- _Stored rows_:
━━━━━━━━━━━━━━━━━━━━━━━━━━━━━━
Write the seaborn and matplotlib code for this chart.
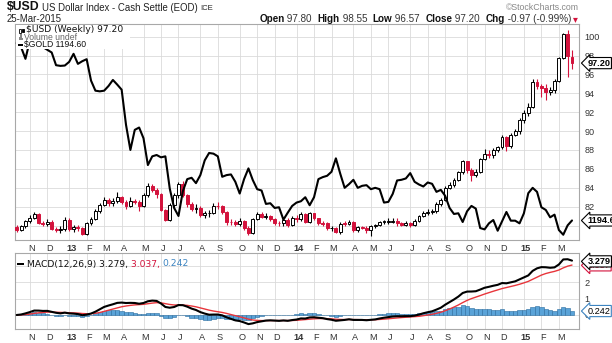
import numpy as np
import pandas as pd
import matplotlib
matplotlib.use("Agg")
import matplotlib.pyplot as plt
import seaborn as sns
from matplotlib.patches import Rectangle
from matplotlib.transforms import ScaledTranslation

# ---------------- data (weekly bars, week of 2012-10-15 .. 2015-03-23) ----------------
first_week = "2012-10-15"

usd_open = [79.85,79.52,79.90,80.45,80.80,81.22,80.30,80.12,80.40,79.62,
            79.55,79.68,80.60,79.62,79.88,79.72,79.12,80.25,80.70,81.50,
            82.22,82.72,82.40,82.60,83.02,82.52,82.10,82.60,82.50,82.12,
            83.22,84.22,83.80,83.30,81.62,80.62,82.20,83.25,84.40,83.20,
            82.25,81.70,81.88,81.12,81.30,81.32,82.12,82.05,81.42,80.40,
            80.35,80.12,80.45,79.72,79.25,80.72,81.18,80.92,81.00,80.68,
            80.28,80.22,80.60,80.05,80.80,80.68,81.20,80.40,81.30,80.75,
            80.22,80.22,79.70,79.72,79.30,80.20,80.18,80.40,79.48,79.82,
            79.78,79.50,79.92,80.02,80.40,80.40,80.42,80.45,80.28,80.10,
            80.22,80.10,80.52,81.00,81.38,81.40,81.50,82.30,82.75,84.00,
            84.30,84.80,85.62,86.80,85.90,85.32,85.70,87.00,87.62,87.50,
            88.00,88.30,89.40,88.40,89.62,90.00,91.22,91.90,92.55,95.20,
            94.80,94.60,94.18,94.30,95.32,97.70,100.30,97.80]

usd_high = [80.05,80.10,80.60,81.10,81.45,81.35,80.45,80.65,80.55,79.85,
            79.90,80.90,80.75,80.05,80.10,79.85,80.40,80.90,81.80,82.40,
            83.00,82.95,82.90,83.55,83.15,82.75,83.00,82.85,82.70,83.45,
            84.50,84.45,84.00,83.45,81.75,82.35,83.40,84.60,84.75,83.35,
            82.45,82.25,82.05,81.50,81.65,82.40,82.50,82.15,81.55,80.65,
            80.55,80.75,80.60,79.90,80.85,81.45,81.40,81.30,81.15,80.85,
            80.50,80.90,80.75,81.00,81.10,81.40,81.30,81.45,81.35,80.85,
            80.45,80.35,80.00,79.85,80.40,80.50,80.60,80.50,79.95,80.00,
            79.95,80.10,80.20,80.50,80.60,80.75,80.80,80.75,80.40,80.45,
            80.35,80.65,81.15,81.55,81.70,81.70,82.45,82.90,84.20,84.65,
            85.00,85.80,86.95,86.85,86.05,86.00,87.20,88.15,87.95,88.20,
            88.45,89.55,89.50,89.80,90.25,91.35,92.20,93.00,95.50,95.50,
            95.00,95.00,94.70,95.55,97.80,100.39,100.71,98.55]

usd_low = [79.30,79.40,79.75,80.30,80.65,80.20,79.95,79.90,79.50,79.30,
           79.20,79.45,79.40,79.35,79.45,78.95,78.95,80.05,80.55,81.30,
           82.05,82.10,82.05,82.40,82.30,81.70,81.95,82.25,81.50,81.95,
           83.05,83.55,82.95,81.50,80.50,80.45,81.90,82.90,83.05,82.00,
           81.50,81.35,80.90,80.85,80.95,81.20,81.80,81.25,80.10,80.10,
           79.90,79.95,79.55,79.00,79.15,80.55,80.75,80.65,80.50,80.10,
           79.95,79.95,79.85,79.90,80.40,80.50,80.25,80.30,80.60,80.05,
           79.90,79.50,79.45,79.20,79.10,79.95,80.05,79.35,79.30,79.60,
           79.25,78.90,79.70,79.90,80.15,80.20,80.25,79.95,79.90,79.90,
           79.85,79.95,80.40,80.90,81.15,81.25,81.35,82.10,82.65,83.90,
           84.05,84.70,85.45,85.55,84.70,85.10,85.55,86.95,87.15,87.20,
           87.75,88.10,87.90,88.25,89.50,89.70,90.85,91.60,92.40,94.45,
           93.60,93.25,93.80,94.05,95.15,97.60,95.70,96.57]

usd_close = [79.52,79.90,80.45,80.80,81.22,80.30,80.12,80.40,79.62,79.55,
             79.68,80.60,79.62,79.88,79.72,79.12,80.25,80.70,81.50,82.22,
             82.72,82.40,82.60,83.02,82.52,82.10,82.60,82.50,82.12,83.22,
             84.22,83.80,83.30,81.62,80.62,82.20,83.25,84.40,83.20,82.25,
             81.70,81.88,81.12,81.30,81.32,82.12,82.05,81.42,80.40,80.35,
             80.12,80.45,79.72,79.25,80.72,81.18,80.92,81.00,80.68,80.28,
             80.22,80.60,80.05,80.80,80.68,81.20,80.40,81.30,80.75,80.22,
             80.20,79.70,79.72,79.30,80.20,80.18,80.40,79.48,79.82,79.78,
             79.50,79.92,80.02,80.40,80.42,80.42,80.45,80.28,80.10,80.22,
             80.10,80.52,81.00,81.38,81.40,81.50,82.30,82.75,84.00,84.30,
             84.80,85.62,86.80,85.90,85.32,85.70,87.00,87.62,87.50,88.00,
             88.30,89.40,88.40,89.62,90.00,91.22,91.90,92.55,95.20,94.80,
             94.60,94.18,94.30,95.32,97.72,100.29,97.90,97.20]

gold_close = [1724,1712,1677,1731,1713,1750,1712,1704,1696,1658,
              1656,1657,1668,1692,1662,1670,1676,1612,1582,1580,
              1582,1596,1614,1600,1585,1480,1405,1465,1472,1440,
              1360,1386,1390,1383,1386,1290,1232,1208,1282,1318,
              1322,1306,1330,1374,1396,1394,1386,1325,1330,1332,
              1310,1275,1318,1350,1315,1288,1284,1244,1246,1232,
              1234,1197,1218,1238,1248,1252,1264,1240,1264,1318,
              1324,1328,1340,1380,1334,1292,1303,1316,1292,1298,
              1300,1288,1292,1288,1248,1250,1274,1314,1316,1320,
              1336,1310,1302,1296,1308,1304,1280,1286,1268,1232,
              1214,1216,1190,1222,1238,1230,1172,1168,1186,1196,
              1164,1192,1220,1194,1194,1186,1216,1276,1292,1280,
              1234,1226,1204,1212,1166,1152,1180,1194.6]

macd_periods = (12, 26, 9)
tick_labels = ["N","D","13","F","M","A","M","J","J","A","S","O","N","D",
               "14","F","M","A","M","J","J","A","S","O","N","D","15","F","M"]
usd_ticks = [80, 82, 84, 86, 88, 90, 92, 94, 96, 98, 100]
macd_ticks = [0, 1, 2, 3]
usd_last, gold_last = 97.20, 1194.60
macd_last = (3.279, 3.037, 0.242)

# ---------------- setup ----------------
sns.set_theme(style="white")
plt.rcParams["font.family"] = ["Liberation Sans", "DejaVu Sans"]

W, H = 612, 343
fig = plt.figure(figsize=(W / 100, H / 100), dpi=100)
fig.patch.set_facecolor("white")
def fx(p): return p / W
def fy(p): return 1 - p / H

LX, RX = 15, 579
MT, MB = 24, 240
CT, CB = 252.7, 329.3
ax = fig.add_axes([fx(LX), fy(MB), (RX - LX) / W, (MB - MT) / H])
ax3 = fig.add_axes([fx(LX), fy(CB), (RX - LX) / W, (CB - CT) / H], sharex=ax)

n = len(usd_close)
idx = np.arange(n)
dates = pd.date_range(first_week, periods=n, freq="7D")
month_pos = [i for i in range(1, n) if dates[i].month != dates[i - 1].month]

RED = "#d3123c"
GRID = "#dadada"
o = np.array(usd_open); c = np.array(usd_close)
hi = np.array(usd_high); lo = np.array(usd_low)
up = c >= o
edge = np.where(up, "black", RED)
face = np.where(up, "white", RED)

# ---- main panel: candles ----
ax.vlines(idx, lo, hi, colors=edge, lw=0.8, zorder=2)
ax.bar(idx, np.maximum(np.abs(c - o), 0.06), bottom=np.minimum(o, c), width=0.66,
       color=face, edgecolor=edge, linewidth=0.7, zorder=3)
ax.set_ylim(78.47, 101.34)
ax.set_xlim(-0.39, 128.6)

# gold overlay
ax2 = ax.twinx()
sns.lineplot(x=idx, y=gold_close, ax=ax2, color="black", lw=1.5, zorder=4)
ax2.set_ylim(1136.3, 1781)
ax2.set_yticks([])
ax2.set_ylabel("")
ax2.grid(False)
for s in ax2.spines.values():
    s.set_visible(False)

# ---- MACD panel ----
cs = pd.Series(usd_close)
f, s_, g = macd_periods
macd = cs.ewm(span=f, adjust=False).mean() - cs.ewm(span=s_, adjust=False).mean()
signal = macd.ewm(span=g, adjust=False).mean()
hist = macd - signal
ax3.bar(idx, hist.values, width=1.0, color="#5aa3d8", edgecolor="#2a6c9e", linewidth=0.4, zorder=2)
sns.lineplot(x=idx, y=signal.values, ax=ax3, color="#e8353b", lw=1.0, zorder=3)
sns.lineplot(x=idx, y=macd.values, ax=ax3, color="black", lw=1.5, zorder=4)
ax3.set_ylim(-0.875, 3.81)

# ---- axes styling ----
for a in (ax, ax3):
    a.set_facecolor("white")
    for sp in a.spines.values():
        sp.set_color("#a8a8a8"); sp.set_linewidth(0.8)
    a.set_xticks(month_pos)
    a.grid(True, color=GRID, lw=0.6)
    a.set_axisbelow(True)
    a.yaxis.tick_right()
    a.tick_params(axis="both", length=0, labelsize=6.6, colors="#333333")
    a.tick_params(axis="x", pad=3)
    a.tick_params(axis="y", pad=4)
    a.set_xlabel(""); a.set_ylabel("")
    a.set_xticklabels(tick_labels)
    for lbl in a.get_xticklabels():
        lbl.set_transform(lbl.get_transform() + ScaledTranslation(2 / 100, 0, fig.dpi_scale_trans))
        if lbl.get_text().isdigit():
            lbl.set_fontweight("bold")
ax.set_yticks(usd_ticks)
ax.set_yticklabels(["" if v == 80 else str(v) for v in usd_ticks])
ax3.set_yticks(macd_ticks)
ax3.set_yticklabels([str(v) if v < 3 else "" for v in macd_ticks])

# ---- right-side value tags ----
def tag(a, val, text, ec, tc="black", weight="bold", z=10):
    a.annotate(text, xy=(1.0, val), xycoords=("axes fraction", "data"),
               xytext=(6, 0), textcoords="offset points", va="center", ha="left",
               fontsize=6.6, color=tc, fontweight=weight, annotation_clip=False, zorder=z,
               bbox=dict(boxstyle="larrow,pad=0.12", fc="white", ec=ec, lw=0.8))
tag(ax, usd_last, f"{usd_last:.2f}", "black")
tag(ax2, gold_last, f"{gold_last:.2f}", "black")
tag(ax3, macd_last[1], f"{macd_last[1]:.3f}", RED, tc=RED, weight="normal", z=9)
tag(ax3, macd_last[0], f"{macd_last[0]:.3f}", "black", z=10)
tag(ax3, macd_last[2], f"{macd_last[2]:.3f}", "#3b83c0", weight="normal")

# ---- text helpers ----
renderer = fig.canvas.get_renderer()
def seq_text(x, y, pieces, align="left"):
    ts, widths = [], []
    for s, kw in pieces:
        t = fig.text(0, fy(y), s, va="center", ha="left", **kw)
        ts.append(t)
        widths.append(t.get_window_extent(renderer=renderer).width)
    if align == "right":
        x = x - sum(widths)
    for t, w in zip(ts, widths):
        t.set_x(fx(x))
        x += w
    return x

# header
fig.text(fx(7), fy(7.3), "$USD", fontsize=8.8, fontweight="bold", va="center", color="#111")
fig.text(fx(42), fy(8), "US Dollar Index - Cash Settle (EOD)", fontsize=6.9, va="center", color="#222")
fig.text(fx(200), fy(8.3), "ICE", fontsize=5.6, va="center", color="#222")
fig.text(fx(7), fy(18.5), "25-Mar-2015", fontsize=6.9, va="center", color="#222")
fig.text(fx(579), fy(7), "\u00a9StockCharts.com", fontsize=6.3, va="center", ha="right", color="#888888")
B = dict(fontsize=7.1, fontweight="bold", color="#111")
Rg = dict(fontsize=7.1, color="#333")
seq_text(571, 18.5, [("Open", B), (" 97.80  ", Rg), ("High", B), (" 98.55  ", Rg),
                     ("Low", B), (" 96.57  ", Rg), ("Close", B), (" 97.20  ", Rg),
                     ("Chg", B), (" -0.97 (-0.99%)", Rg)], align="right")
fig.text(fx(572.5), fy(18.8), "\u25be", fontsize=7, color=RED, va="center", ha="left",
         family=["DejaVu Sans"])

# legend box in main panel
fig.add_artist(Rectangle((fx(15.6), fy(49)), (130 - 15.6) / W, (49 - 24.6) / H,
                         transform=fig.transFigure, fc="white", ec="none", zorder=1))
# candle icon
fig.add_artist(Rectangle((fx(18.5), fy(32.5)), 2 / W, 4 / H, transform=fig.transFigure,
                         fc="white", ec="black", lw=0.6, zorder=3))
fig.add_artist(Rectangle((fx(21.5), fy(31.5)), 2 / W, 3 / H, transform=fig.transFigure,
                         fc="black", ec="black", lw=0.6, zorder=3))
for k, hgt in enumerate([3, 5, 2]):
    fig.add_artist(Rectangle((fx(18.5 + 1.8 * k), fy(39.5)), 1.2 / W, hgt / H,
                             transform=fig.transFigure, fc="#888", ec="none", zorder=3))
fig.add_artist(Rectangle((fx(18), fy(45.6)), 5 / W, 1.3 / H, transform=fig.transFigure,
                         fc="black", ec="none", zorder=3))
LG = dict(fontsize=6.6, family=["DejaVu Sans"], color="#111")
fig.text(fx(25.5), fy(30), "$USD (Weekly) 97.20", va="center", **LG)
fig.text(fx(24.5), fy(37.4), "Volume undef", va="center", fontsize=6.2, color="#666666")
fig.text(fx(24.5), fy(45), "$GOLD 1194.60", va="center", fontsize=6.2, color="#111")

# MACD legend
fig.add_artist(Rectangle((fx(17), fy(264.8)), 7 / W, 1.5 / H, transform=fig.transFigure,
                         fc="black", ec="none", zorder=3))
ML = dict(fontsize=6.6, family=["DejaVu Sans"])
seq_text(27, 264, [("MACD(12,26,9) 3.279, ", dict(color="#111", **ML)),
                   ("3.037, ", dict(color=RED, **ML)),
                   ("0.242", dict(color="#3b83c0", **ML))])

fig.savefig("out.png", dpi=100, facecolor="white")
━━━━━━━━━━━━━━━━━━━━━━━━━━━━━━
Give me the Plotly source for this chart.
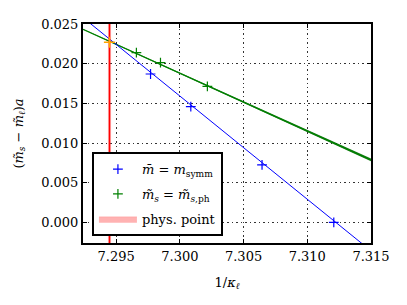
━━━━━━━━━━━━━━━━━━━━━━━━━━━━━━
Work out how many lines of the listing above include "seaborn". Answer with the number and nothing more.

- _Result_: 2